The Ophelia was a steamship originally built by a German shipping company, but requisitioned for use as a hospital ship by the Imperial German Navy during the First World War. After being viewed acting suspiciously, the Ophelia was boarded on 17 October 1914 and seized by the Royal Navy for violating Hague Convention X of 1907 concerning hospital ships.

The SS Portugal was a steam ship originally built by a French shipping company, but requisitioned for use as a Russian hospital ship during the First World War. On March 30 [O.S. March 17] 1916 she was sunk by a torpedo from the German U-boat U-33.
HMHS Rewa was a steamship originally built for the British-India Steam Navigation Company for their mail and passenger service but requisitioned in August 1914 and fitted out for use as a British hospital ship during the First World War. On 4 January 1918, she was hit and sunk by a torpedo from the German U-boat U-55.

Rohilla was a passenger steamer of the British India Steam Navigation Company which was built for service between the UK and India, and as a troopship. After becoming a hospital ship in the First World War, Rohilla ran aground in October 1914 near Whitby with the loss of 83 lives.

HMHS Salta was a steam ship originally built for Société Générale de Transport Maritime Steam, but requisitioned for use as a British hospital ship during the First World War. On 10 April 1917 she hit a mine laid by the German U-boat UC-26.

Sierra Ventana was a steam ship originally built for North German Lloyd in 1912, but requisitioned for use as a hospital ship during the First World War. She was then given to France as war reparations and sailed under two further names before being scrapped in 1936.

USS Surf (SP-518) was a steam yacht that was offered to the United States Navy in 1917 but was never accepted.

HS Tabora was a German hospital ship that was sunk on 26 March 1916 in the port of Dar es Salaam, German East Africa, by the Royal Navy battleship HMS Vengeance and protected cruisers HMS Challenger and HMS Hyacinth, and the Royal Australian Navy light cruiser HMAS Pioneer.

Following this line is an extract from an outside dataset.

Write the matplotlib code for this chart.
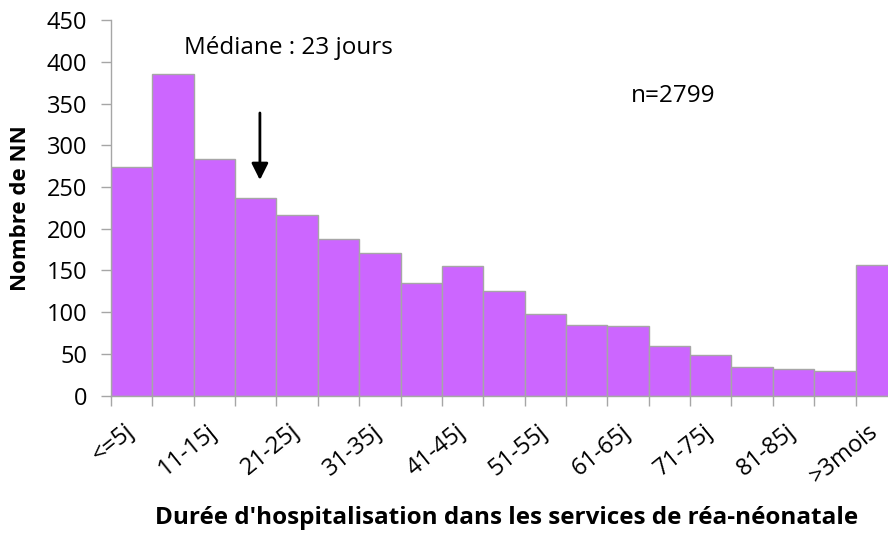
import numpy as np
import matplotlib
matplotlib.use("Agg")
import matplotlib.pyplot as plt
from matplotlib.ticker import FixedLocator
import matplotlib.transforms as mtransforms

plt.rcParams["font.family"] = ["Open Sans", "DejaVu Sans"]

# ---------------------------------------------------------------- data
categories = ["<=5j", "6-10j", "11-15j", "16-20j", "21-25j", "26-30j",
              "31-35j", "36-40j", "41-45j", "46-50j", "51-55j", "56-60j",
              "61-65j", "66-70j", "71-75j", "76-80j", "81-85j", "86-90j",
              ">3mois"]
counts = [274, 385, 283, 237, 216, 188, 171, 135, 155, 126, 98, 85, 83,
          60, 49, 34, 32, 30, 156]

bar_color = "#CC66FF"
edge_color = "#A6A6A6"
fs = 17

fig = plt.figure(figsize=(8.88, 5.34), dpi=100)
ax = fig.add_axes([0.125, 0.259, 0.885, 0.7035])

x = np.arange(len(categories))
ax.bar(x, counts, width=1.0, color=bar_color, edgecolor=edge_color,
       linewidth=1.0, zorder=2)

ax.set_xlim(-0.5, len(categories) - 0.5)
ax.set_ylim(0, 450)
ax.set_yticks(np.arange(0, 451, 50))

# tick marks on category boundaries, labels on every other category
ax.xaxis.set_minor_locator(FixedLocator(np.arange(-0.5, len(categories), 1.0)))
ax.set_xticks(x[::2], categories[::2])
ax.tick_params(axis="x", which="major", length=0, pad=17, labelsize=fs)
ax.tick_params(axis="x", which="minor", length=7, color=edge_color, width=1)
ax.tick_params(axis="y", length=7, color=edge_color, width=1, labelsize=fs,
               pad=10)
offset = mtransforms.ScaledTranslation(-8 / 100, 0, fig.dpi_scale_trans)
for lab in ax.get_xticklabels():
    lab.set_rotation(39)
    lab.set_ha("right")
    lab.set_va("top")
    lab.set_rotation_mode("anchor")
    lab.set_transform(lab.get_transform() + offset)

for side in ["top", "right"]:
    ax.spines[side].set_visible(False)
for side in ["left", "bottom"]:
    ax.spines[side].set_color(edge_color)
    ax.spines[side].set_linewidth(1)

ax.set_ylabel("Nombre de NN", fontsize=16, fontweight="bold")
ax.yaxis.set_label_coords(-0.102, 0.5)
fig.text(0.57, 0.03, "Durée d'hospitalisation dans les services de réa-néonatale",
         ha="center", va="center", fontsize=17.5, fontweight="bold")

ax.text(3.8, 417, "Médiane : 23 jours", ha="center", va="center", fontsize=17.5)
ax.text(13.1, 359, "n=2799", ha="center", va="center", fontsize=17.5)
ax.annotate("", xy=(3.1, 255), xytext=(3.1, 342),
            arrowprops=dict(arrowstyle="-|>", color="black", lw=2,
                            mutation_scale=25))

fig.savefig("out.png", dpi=100)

SS Tirol was a Austro-Hungarian hospital ship that was mined in the Adriatic Sea off Durazzo on 16 April 1916 but was salvaged and returned to service later that year. The ship was scrapped sometime in 1929 after being handed over to Italy.

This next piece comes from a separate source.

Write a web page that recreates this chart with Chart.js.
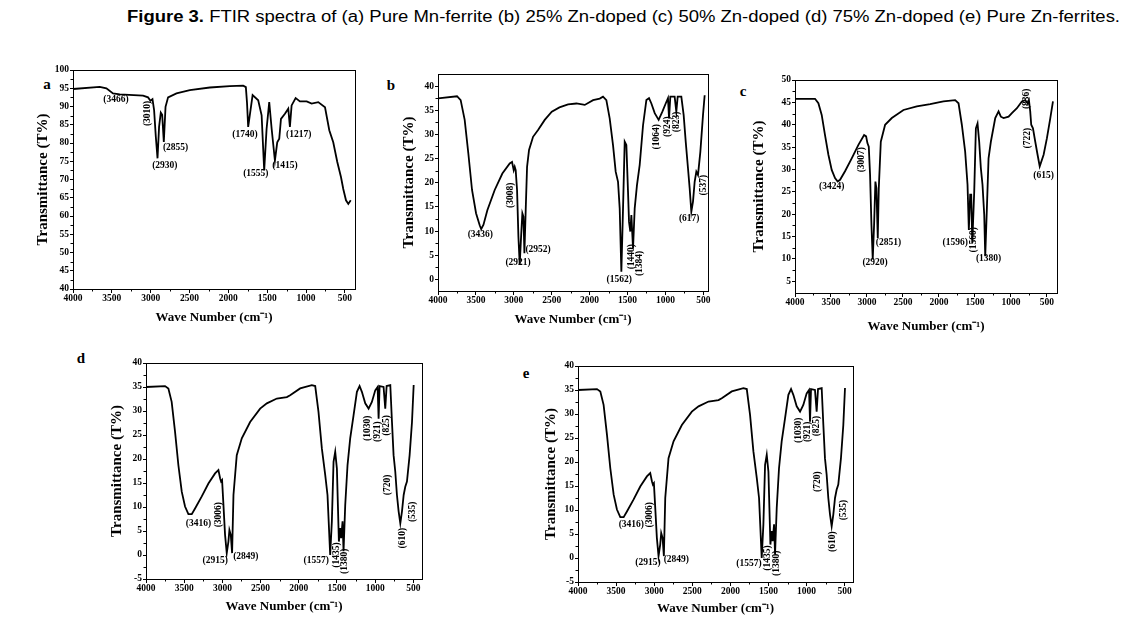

HS Vpered was a Russian hospital ship that was torpedoed by the Imperial German Navy submarine SM U-38 on 8 July 1916.

SS Wandilla was a steamship built in 1912 for the Adelaide Steamship Company. The ship operated on the Fremantle to Sydney run until 1915, when she was acquired for military service and redesignated HMAT Wandilla. Initially used as a troop transport, the vessel was converted to a hospital ship in 1916. Wandilla was returned to her owners at the end of the war, then was sold to the Bermuda & West Indies SS Company and renamed Fort St. George in 1921. She was sold in 1935 to Lloyd Triestino and renamed Cesarea before being renamed Arno in 1938. At the start of World War II, the ship was acquired by the Regia Marina for use as a hospital ship. She was sunk by British aircraft on 10 September 1942.

HMAT Warilda was a 7713-ton vessel, built by William Beardmore and Company in Glasgow as the SS Warilda for the Adelaide Steamship Company. She was designed for the East-West Australian coastal service, but following the start of the First World War, she was converted into a troopship and later, in 1916, she was converted into a hospital ship.